Is gifting shares to employees a good idea?

Published on: 16 June 2023

Current issues related to economy, (responsible) investment, pension and income: every week, an APG expert gives a clear answer to the question of the week. This time: Charles Kalshoven, macroeconomist and expert strategist at APG, on CNV’s call to stop taxing employee shares. Does this really represent the egg of Columbus with which to combat inequality?

Unlike in the countries surrounding us, the Netherlands has no tradition of allowing employees to share in company profits through shares. According to CNV, this applies to less than 10 percent of companies. They give shares to their employees, which is still seen as wages on which taxes must be paid. The union now wants a company to be able to gift up to 2,000 euros worth of shares to employees tax-free. That would help combat rising inequality.


The CNV's plan comes at a time when big companies are being accused of “greedflation”, using inflation to raise prices more than necessary. “I don’t think you should see it as the solution to greedflation,” Kalshoven said. “First of all, you shouldn’t be obsessed by the profit margins of the moment. Those can also drop again, for example because of sharply rising wages. For instance, collective bargaining wages agreed on in May went up by 8.2 percent. And to the extent that there are structurally abnormally high profits, this indicates a market failure. Then address that malpractice at its source by promoting competition.  Allowing employees to share in monopoly profits is not a real solution. Consumers - employees of other companies - will then still pay too much for their stuff.”

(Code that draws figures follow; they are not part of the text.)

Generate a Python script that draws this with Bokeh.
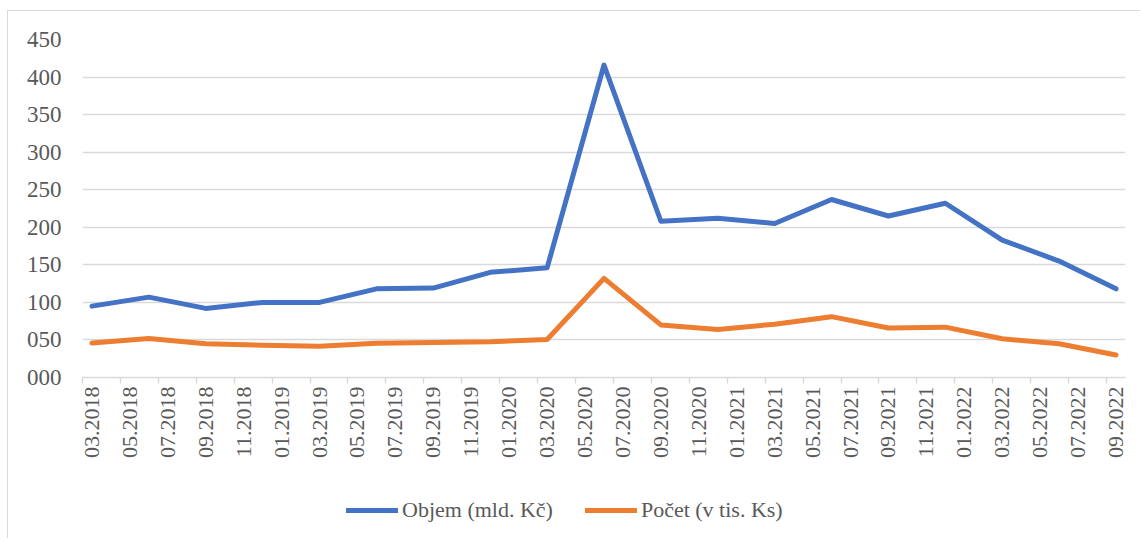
from bokeh.plotting import figure
from bokeh.layouts import column
from bokeh.models import ColumnDataSource, Range1d, FixedTicker, Legend, LegendItem
from bokeh.embed import file_html
from bokeh.resources import INLINE
import math

# ---- data ----
periods = ["03.2018", "06.2018", "09.2018", "12.2018", "03.2019", "06.2019", "09.2019",
           "12.2019", "03.2020", "06.2020", "09.2020", "12.2020", "03.2021", "06.2021",
           "09.2021", "12.2021", "03.2022", "06.2022", "09.2022"]
objem = [95, 107, 92, 100, 100, 118, 119, 140, 146, 416, 208, 212, 205, 237, 215, 232, 183, 155, 118]
pocet = [46, 52, 45, 43, 41.5, 45.5, 46.5, 47.5, 50.5, 132, 70, 64, 71, 81, 66, 67, 51.5, 45, 30]

x_tick_labels = ["03.2018", "05.2018", "07.2018", "09.2018", "11.2018", "01.2019", "03.2019",
                 "05.2019", "07.2019", "09.2019", "11.2019", "01.2020", "03.2020", "05.2020",
                 "07.2020", "09.2020", "11.2020", "01.2021", "03.2021", "05.2021", "07.2021",
                 "09.2021", "11.2021", "01.2022", "03.2022", "05.2022", "07.2022", "09.2022"]
y_ticks = [0, 50, 100, 150, 200, 250, 300, 350, 400, 450]
y_tick_labels = ["000", "050", "100", "150", "200", "250", "300", "350", "400", "450"]

series_names = ["Objem (mld. Kč)", "Počet (v tis. Ks)"]
colors = ["#4472C4", "#ED7D31"]


def month_index(s):
    m, y = s.split(".")
    return (int(y) - 2018) * 12 + int(m) - 3


x = [month_index(s) for s in periods]
tick_pos = [month_index(s) for s in x_tick_labels]

FONT = "Liberation Serif"
TXT = "#595959"
GRID = "#d9d9d9"
LW = 5

# ---- main chart ----
p = figure(width=1132, height=458, output_backend="svg", toolbar_location=None,
           x_range=Range1d(-0.5, tick_pos[-1] + 0.5), y_range=Range1d(0, 450),
           min_border_left=74, min_border_right=15, min_border_top=28, min_border_bottom=92)
p.outline_line_color = None
p.background_fill_color = "white"
p.border_fill_color = "white"

src = ColumnDataSource(dict(x=x, objem=objem, pocet=pocet))
p.line("x", "objem", source=src, line_color=colors[0], line_width=LW,
       line_cap="round", line_join="round")
p.line("x", "pocet", source=src, line_color=colors[1], line_width=LW,
       line_cap="round", line_join="round")

# x axis
p.xaxis.ticker = FixedTicker(ticks=tick_pos, minor_ticks=[t - 0.5 for t in tick_pos])
p.xaxis.major_label_overrides = {t: l for t, l in zip(tick_pos, x_tick_labels)}
p.xaxis.major_label_orientation = math.pi / 2
p.xaxis.axis_line_color = GRID
p.xaxis.axis_line_width = 1.5
p.xaxis.major_tick_line_color = None
p.xaxis.major_tick_out = 6
p.xaxis.major_tick_in = 0
p.xaxis.minor_tick_line_color = GRID
p.xaxis.minor_tick_line_width = 1.5
p.xaxis.minor_tick_out = 6
p.xaxis.minor_tick_in = 0
p.xaxis.major_label_standoff = 3
p.xaxis.major_label_text_font = FONT
p.xaxis.major_label_text_font_size = "22px"
p.xaxis.major_label_text_color = TXT
p.xgrid.visible = False

# y axis
p.yaxis.ticker = FixedTicker(ticks=y_ticks, minor_ticks=[])
p.yaxis.major_label_overrides = {t: l for t, l in zip(y_ticks, y_tick_labels)}
p.yaxis.axis_line_color = None
p.yaxis.major_tick_line_color = None
p.yaxis.minor_tick_line_color = None
p.yaxis.major_tick_out = 0
p.yaxis.major_label_standoff = 21
p.yaxis.major_label_text_font = FONT
p.yaxis.major_label_text_font_size = "23px"
p.yaxis.major_label_text_color = TXT
p.ygrid.grid_line_color = GRID
p.ygrid.grid_line_width = 1.5

# ---- legend strip ----
lg = figure(width=1132, height=69, output_backend="svg", toolbar_location=None,
            x_range=Range1d(0, 1), y_range=Range1d(0, 1), min_border=0)
lg.outline_line_color = None
lg.axis.visible = False
lg.grid.visible = False
# legend-only renderers, their data lies outside the visible range
lr1 = lg.line(x=[5, 6], y=[5, 6], line_color=colors[0], line_width=LW, line_cap="round")
lr2 = lg.line(x=[5, 6], y=[5, 6], line_color=colors[1], line_width=LW, line_cap="round")
legend = Legend(items=[LegendItem(label=series_names[0], renderers=[lr1]),
                       LegendItem(label=series_names[1], renderers=[lr2])],
                orientation="horizontal", location=(264, 15),
                glyph_width=52, glyph_height=26, label_standoff=4, spacing=32,
                padding=0, margin=0,
                label_text_font=FONT, label_text_font_size="22px", label_text_color=TXT,
                border_line_color=None, background_fill_alpha=0)
lg.add_layout(legend, "center")

layout = column(p, lg, spacing=0)
layout.styles = {"margin-left": "7px", "margin-top": "10px",
                 "border-left": "1px solid #d9d9d9", "border-top": "1px solid #d9d9d9"}

open("out.html", "w").write(file_html(layout, INLINE))
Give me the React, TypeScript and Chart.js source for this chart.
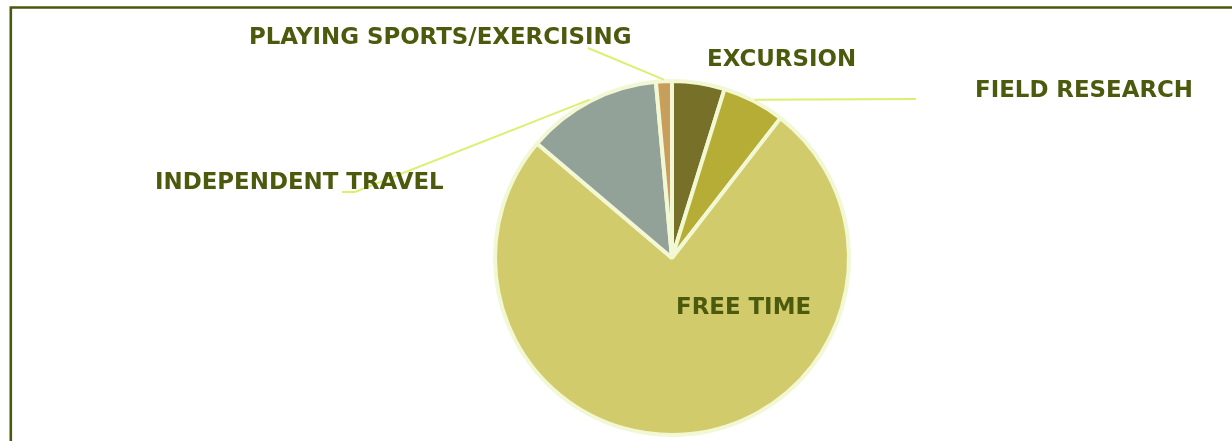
import React, { useEffect, useRef } from "react";
import { Chart, registerables } from "chart.js";

Chart.register(...registerables);

const categories = [
  "EXCURSION",
  "FIELD RESEARCH",
  "FREE TIME",
  "INDEPENDENT TRAVEL",
  "PLAYING SPORTS/EXERCISING",
];
const values = [4.8, 5.7, 75.7, 12.35, 1.45];
const sliceColors = ["#767028", "#b6ad36", "#d2cb6c", "#93a299", "#c89e5c"];

// label layout: text left x, baseline y, and leader line path (points after the arc anchor)
const labelLayout = [
  { x: 707, y: 66, leader: null as null | number[][] },
  { x: 975, y: 97, leader: [[916, 99]] },
  { x: 676, y: 314, leader: null },
  { x: 155, y: 189, leader: [[355, 192], [342, 192]] },
  { x: 249, y: 44, leader: [[588, 48]] },
];

const TEXT_COLOR = "#4b5a0c";
const LEADER_COLOR = "#ddef70";
const FRAME_COLOR = "#4a5a0c";
const FONT = "bold 22.9px 'DejaVu Sans'";

const labelPlugin = {
  id: "pieLabels",
  beforeDraw(chart: any) {
    const ctx = chart.ctx;
    ctx.save();
    ctx.strokeStyle = FRAME_COLOR;
    ctx.lineWidth = 2.6;
    ctx.beginPath();
    ctx.moveTo(10.8, 441);
    ctx.lineTo(10.8, 7.5);
    ctx.lineTo(1232, 7.5);
    ctx.stroke();
    ctx.restore();
  },
  afterDatasetsDraw(chart: any) {
    const ctx = chart.ctx;
    const meta = chart.getDatasetMeta(0);
    ctx.save();
    meta.data.forEach((arc: any, i: number) => {
      const lay = labelLayout[i];
      const { x, y, startAngle, endAngle, outerRadius } = arc.getProps(
        ["x", "y", "startAngle", "endAngle", "outerRadius"],
        true
      );
      const mid = (startAngle + endAngle) / 2;
      const ax = x + Math.cos(mid) * (outerRadius + 1.5);
      const ay = y + Math.sin(mid) * (outerRadius + 1.5);
      if (lay.leader) {
        ctx.strokeStyle = LEADER_COLOR;
        ctx.lineWidth = 2;
        ctx.beginPath();
        ctx.moveTo(ax, ay);
        lay.leader.forEach((p) => ctx.lineTo(p[0], p[1]));
        ctx.stroke();
      }
    });
    meta.data.forEach((arc: any, i: number) => {
      const lay = labelLayout[i];
      ctx.fillStyle = TEXT_COLOR;
      ctx.font = FONT;
      ctx.textAlign = "left";
      ctx.textBaseline = "alphabetic";
      ctx.fillText(categories[i], lay.x, lay.y);
    });
    ctx.restore();
  },
};

export default function App() {
  const ref = useRef<HTMLCanvasElement | null>(null);
  useEffect(() => {
    document.body.style.margin = "0";
    const canvas = ref.current!;
    const chart = new Chart(canvas, {
      type: "pie",
      data: {
        labels: categories,
        datasets: [
          {
            data: values,
            backgroundColor: sliceColors,
            borderColor: "#f3f8d4",
            borderWidth: 4,
          },
        ],
      },
      options: {
        animation: false,
        responsive: false,
        devicePixelRatio: 1,
        layout: { padding: { left: 493, right: 381, top: 79, bottom: 4 } },
        plugins: {
          legend: { display: false },
          tooltip: { enabled: false },
        },
      },
      plugins: [labelPlugin],
    });
    return () => chart.destroy();
  }, []);
  return (
    <div style={{ position: "absolute", left: 0, top: 0, width: 1232, height: 441, background: "#fff" }}>
      <canvas ref={ref} width={1232} height={441} style={{ width: 1232, height: 441, display: "block" }} />
    </div>
  );
}
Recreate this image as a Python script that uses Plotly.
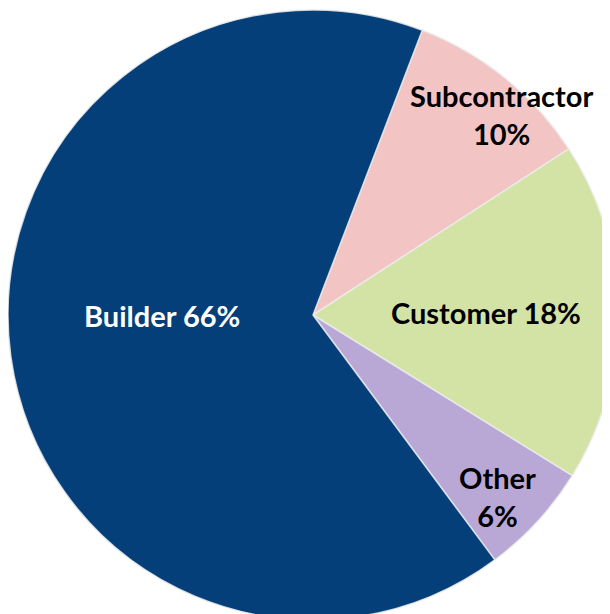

Still, according to the economist, there is a positive side to the idea. “The added value of a company is shared between the capital providers (shareholders) and the employees. If wages lag and profits rise, employees can still benefit through their shares.”


Another advantage is that as an employer you can then be more flexible in your wage policy. “If your company is doing a little less well, distributing shares to employees results in lower (wage) costs. At least if you have agreed not on an amount but on a certain number of shares.” But again, every advantage has its disadvantage, in this case for the employee. “An investor will prefer to spread his risk as much as possible. But if an employer is not doing well, an employee with shares from his employer runs a double risk. His job is at risk and his shares drop in value.”  

It can also come at the expense of the union’s bargaining power. “The latter wants the shares to be on top of regular pay. But the cost of the shares gifted to the employees will still come in part from the existing wage bill. Employers are then more likely to refuse a higher wage demand and point out that the employees have already received shares.”


Sharing in profits can lead to employees becoming more committed to their employer, wrote columnist Anna Dijkman in the FD, referring to recent research by Utrecht University. Kalshoven also believes that a gift of shares to employees could benefit their motivation. “But I suspect that has more to do with the fact that they then feel seen and appreciated, rather than that there is a direct relationship between the employee’s effort and the value of the share. Because at the end of the day, of course, an employee only gets a fraction of the shares. So, if the employee moves mountains so that profits grow by hundreds of thousands, or even millions, they only get to see a fraction of that. On top of that, you can’t assume that rising profits automatically translate into higher share prices, because you also have to deal with market sentiment.”

Employees can choose to buy shares in their own company now, of course, but apparently, they don’t, Kalshoven continued. “From the point of view of risk diversification, it is also wiser to buy shares of different companies. Just ask those Enron employees who lost both their jobs and retirement savings. But let’s assume you want to encourage employees to accrue savings. On a macro level, that’s really not necessary - we already save heavily in the Netherlands, including for our pensions. Although, there is a group with low incomes and few buffers that could use a piggy bank. But then, surely you want this to be a stable financial buffer; not a package of shares that can suddenly drop significantly in value?”


The value of existing shares comes under pressure when a company decides to issue more shares to give to its own employees. “It dilutes the equity interest of existing shareholders, because profits have to be divided among more shares. This can compound if an employer agrees with its employees to gift a certain amount rather than a number of shares. If the stock price drops, even more shares have to be issued, with the risk of additional depreciation. If the employer agrees to gift a specific number of shares at the end of the year, employees don’t know where they stand, as the value may fluctuate. So, there are also snags in implementation.”


Also, at a more fundamental level, there is the question of whether this idea will actually help combat inequality. “A lot of companies don’t issue shares at all. So, their employees will not benefit from this plan. And if the shares are not listed, then it is also difficult to convert them into cash.” Kalshoven acknowledges that shareholders have been relatively well rewarded in recent years. “By giving employees tax-free shares, wealth can theoretically be better distributed. But past performance is no guarantee for the future, and so the value of shares can also drop significantly. Will workers then demand higher wages anyway? All in all, it is a nice idea with some advantages, but certainly also disadvantages. In any case, it is not the egg of Columbus,” Kalshoven concludes.